Your goal =
Repeat the material verbatim. Images are excluded from the copy.

"""

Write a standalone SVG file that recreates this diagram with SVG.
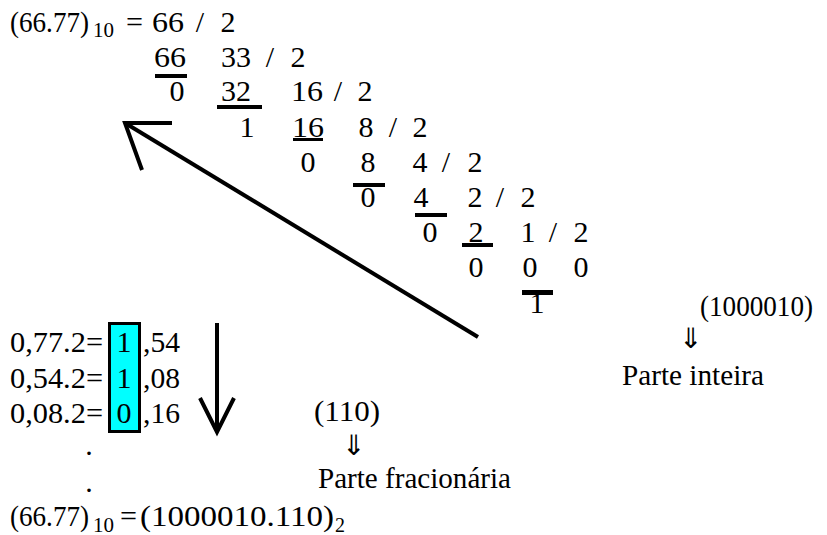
<svg xmlns="http://www.w3.org/2000/svg" width="827" height="535" viewBox="0 0 827 535">
<style>
text{font-family:"Liberation Serif","Times New Roman",serif;font-size:30px;fill:#000}
.c{text-anchor:middle}
.sub{font-size:20px}
.arr{font-family:"DejaVu Sans","Noto Sans",sans-serif;font-size:28px;text-anchor:middle}
.bar{fill:#000}
.ln{stroke:#000;stroke-width:4;fill:none;stroke-linecap:butt}
</style>
<rect width="827" height="535" fill="#fff"/>
<g id="division">
<g id="row1">
<text x="10" y="32" textLength="79" lengthAdjust="spacingAndGlyphs">(66.77)</text>
<text class="sub" x="93" y="37" textLength="21" lengthAdjust="spacingAndGlyphs">10</text>
<text x="126" y="32" textLength="17" lengthAdjust="spacingAndGlyphs">=</text>
<text x="152" y="32" textLength="32" lengthAdjust="spacingAndGlyphs">66</text>
<text class="c" x="200" y="32">/</text>
<text class="c" x="228" y="32">2</text>
</g>
<g id="row2">
<text x="154" y="67" textLength="32" lengthAdjust="spacingAndGlyphs">66</text>
<rect class="bar" x="155" y="74" width="32" height="4"/>
<text x="221" y="67" textLength="30" lengthAdjust="spacingAndGlyphs">33</text>
<text class="c" x="270" y="67">/</text>
<text class="c" x="298" y="67">2</text>
</g>
<g id="row3">
<text class="c" x="177" y="101">0</text>
<text x="221" y="101" textLength="30" lengthAdjust="spacingAndGlyphs">32</text>
<rect class="bar" x="217" y="105" width="45" height="4"/>
<text x="291" y="101" textLength="32" lengthAdjust="spacingAndGlyphs">16</text>
<text class="c" x="338" y="101">/</text>
<text class="c" x="365" y="101">2</text>
</g>
<g id="row4">
<text class="c" x="247" y="137">1</text>
<text x="292" y="137" textLength="32" lengthAdjust="spacingAndGlyphs">16</text>
<rect class="bar" x="293" y="138" width="30" height="3"/>
<text class="c" x="366" y="137">8</text>
<text class="c" x="393" y="137">/</text>
<text class="c" x="420" y="137">2</text>
</g>
<g id="row5">
<text class="c" x="308" y="172">0</text>
<text class="c" x="368" y="172">8</text>
<rect class="bar" x="353" y="183" width="32" height="4"/>
<text class="c" x="420" y="172">4</text>
<text class="c" x="446" y="172">/</text>
<text class="c" x="475" y="172">2</text>
</g>
<g id="row6">
<text class="c" x="368" y="207">0</text>
<text class="c" x="421" y="207">4</text>
<rect class="bar" x="415" y="213" width="32" height="4"/>
<text class="c" x="475" y="207">2</text>
<text class="c" x="500" y="207">/</text>
<text class="c" x="528" y="207">2</text>
</g>
<g id="row7">
<text class="c" x="430" y="242">0</text>
<text class="c" x="476" y="242">2</text>
<rect class="bar" x="462" y="243" width="31" height="4"/>
<text class="c" x="528" y="242">1</text>
<text class="c" x="553" y="242">/</text>
<text class="c" x="581" y="242">2</text>
</g>
<g id="row8">
<text class="c" x="476" y="277">0</text>
<text class="c" x="530" y="277">0</text>
<text class="c" x="581" y="277">0</text>
</g>
<g id="row9">
<text class="c" x="537" y="313">1</text>
<rect class="bar" x="522" y="290" width="31" height="5"/>
</g>
</g>
<g id="integer-result">
<text x="700" y="316" textLength="113" lengthAdjust="spacingAndGlyphs">(1000010)</text>
<text class="arr" x="691" y="348">⇓</text>
<text x="622" y="385" textLength="142" lengthAdjust="spacingAndGlyphs">Parte inteira</text>
</g>
<g id="fraction">
<rect x="109.5" y="323.5" width="30" height="108" fill="#00ffff" stroke="#000" stroke-width="3"/>
<text x="10" y="352" textLength="93" lengthAdjust="spacingAndGlyphs">0,77.2=</text>
<text class="c" x="124" y="352">1</text>
<text x="143" y="352" textLength="37" lengthAdjust="spacingAndGlyphs">,54</text>
<text x="10" y="388" textLength="93" lengthAdjust="spacingAndGlyphs">0,54.2=</text>
<text class="c" x="124" y="388">1</text>
<text x="143" y="388" textLength="37" lengthAdjust="spacingAndGlyphs">,08</text>
<text x="10" y="423" textLength="93" lengthAdjust="spacingAndGlyphs">0,08.2=</text>
<text class="c" x="124" y="423">0</text>
<text x="143" y="423" textLength="37" lengthAdjust="spacingAndGlyphs">,16</text>
<text class="c" x="89" y="455">.</text>
<text class="c" x="89" y="492">.</text>
</g>
<g id="fraction-result">
<text x="314" y="421" textLength="66" lengthAdjust="spacingAndGlyphs">(110)</text>
<text class="arr" x="354" y="455">⇓</text>
<text x="318" y="488" textLength="193" lengthAdjust="spacingAndGlyphs">Parte fracionária</text>
</g>
<g id="final">
<text x="10" y="526" textLength="79" lengthAdjust="spacingAndGlyphs">(66.77)</text>
<text class="sub" x="93" y="532" textLength="21" lengthAdjust="spacingAndGlyphs">10</text>
<text x="120" y="526" textLength="17" lengthAdjust="spacingAndGlyphs">=</text>
<text x="140" y="526" textLength="194" lengthAdjust="spacingAndGlyphs">(1000010.110)</text>
<text class="sub" x="335" y="532">2</text>
</g>
<g id="connectors">
<line class="ln" x1="478" y1="337" x2="125" y2="123"/>
<polyline class="ln" points="172,123 125,123 142,170"/>
<line class="ln" x1="217" y1="323" x2="217" y2="430"/>
<polyline class="ln" points="200,398 217,432 234,398"/>
</g>
</svg>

"""

Output =
Write a standalone SVG file that recreates this diagram with SVG.
<svg xmlns="http://www.w3.org/2000/svg" width="827" height="535" viewBox="0 0 827 535">
<style>
text{font-family:"Liberation Serif","Times New Roman",serif;font-size:30px;fill:#000}
.c{text-anchor:middle}
.sub{font-size:20px}
.arr{font-family:"DejaVu Sans","Noto Sans",sans-serif;font-size:28px;text-anchor:middle}
.bar{fill:#000}
.ln{stroke:#000;stroke-width:4;fill:none;stroke-linecap:butt}
</style>
<rect width="827" height="535" fill="#fff"/>
<g id="division">
<g id="row1">
<text x="10" y="32" textLength="79" lengthAdjust="spacingAndGlyphs">(66.77)</text>
<text class="sub" x="93" y="37" textLength="21" lengthAdjust="spacingAndGlyphs">10</text>
<text x="126" y="32" textLength="17" lengthAdjust="spacingAndGlyphs">=</text>
<text x="152" y="32" textLength="32" lengthAdjust="spacingAndGlyphs">66</text>
<text class="c" x="200" y="32">/</text>
<text class="c" x="228" y="32">2</text>
</g>
<g id="row2">
<text x="154" y="67" textLength="32" lengthAdjust="spacingAndGlyphs">66</text>
<rect class="bar" x="155" y="74" width="32" height="4"/>
<text x="221" y="67" textLength="30" lengthAdjust="spacingAndGlyphs">33</text>
<text class="c" x="270" y="67">/</text>
<text class="c" x="298" y="67">2</text>
</g>
<g id="row3">
<text class="c" x="177" y="101">0</text>
<text x="221" y="101" textLength="30" lengthAdjust="spacingAndGlyphs">32</text>
<rect class="bar" x="217" y="105" width="45" height="4"/>
<text x="291" y="101" textLength="32" lengthAdjust="spacingAndGlyphs">16</text>
<text class="c" x="338" y="101">/</text>
<text class="c" x="365" y="101">2</text>
</g>
<g id="row4">
<text class="c" x="247" y="137">1</text>
<text x="292" y="137" textLength="32" lengthAdjust="spacingAndGlyphs">16</text>
<rect class="bar" x="293" y="138" width="30" height="3"/>
<text class="c" x="366" y="137">8</text>
<text class="c" x="393" y="137">/</text>
<text class="c" x="420" y="137">2</text>
</g>
<g id="row5">
<text class="c" x="308" y="172">0</text>
<text class="c" x="368" y="172">8</text>
<rect class="bar" x="353" y="183" width="32" height="4"/>
<text class="c" x="420" y="172">4</text>
<text class="c" x="446" y="172">/</text>
<text class="c" x="475" y="172">2</text>
</g>
<g id="row6">
<text class="c" x="368" y="207">0</text>
<text class="c" x="421" y="207">4</text>
<rect class="bar" x="415" y="213" width="32" height="4"/>
<text class="c" x="475" y="207">2</text>
<text class="c" x="500" y="207">/</text>
<text class="c" x="528" y="207">2</text>
</g>
<g id="row7">
<text class="c" x="430" y="242">0</text>
<text class="c" x="476" y="242">2</text>
<rect class="bar" x="462" y="243" width="31" height="4"/>
<text class="c" x="528" y="242">1</text>
<text class="c" x="553" y="242">/</text>
<text class="c" x="581" y="242">2</text>
</g>
<g id="row8">
<text class="c" x="476" y="277">0</text>
<text class="c" x="530" y="277">0</text>
<text class="c" x="581" y="277">0</text>
</g>
<g id="row9">
<text class="c" x="537" y="313">1</text>
<rect class="bar" x="522" y="290" width="31" height="5"/>
</g>
</g>
<g id="integer-result">
<text x="700" y="316" textLength="113" lengthAdjust="spacingAndGlyphs">(1000010)</text>
<text class="arr" x="691" y="348">⇓</text>
<text x="622" y="385" textLength="142" lengthAdjust="spacingAndGlyphs">Parte inteira</text>
</g>
<g id="fraction">
<rect x="109.5" y="323.5" width="30" height="108" fill="#00ffff" stroke="#000" stroke-width="3"/>
<text x="10" y="352" textLength="93" lengthAdjust="spacingAndGlyphs">0,77.2=</text>
<text class="c" x="124" y="352">1</text>
<text x="143" y="352" textLength="37" lengthAdjust="spacingAndGlyphs">,54</text>
<text x="10" y="388" textLength="93" lengthAdjust="spacingAndGlyphs">0,54.2=</text>
<text class="c" x="124" y="388">1</text>
<text x="143" y="388" textLength="37" lengthAdjust="spacingAndGlyphs">,08</text>
<text x="10" y="423" textLength="93" lengthAdjust="spacingAndGlyphs">0,08.2=</text>
<text class="c" x="124" y="423">0</text>
<text x="143" y="423" textLength="37" lengthAdjust="spacingAndGlyphs">,16</text>
<text class="c" x="89" y="455">.</text>
<text class="c" x="89" y="492">.</text>
</g>
<g id="fraction-result">
<text x="314" y="421" textLength="66" lengthAdjust="spacingAndGlyphs">(110)</text>
<text class="arr" x="354" y="455">⇓</text>
<text x="318" y="488" textLength="193" lengthAdjust="spacingAndGlyphs">Parte fracionária</text>
</g>
<g id="final">
<text x="10" y="526" textLength="79" lengthAdjust="spacingAndGlyphs">(66.77)</text>
<text class="sub" x="93" y="532" textLength="21" lengthAdjust="spacingAndGlyphs">10</text>
<text x="120" y="526" textLength="17" lengthAdjust="spacingAndGlyphs">=</text>
<text x="140" y="526" textLength="194" lengthAdjust="spacingAndGlyphs">(1000010.110)</text>
<text class="sub" x="335" y="532">2</text>
</g>
<g id="connectors">
<line class="ln" x1="478" y1="337" x2="125" y2="123"/>
<polyline class="ln" points="172,123 125,123 142,170"/>
<line class="ln" x1="217" y1="323" x2="217" y2="430"/>
<polyline class="ln" points="200,398 217,432 234,398"/>
</g>
</svg>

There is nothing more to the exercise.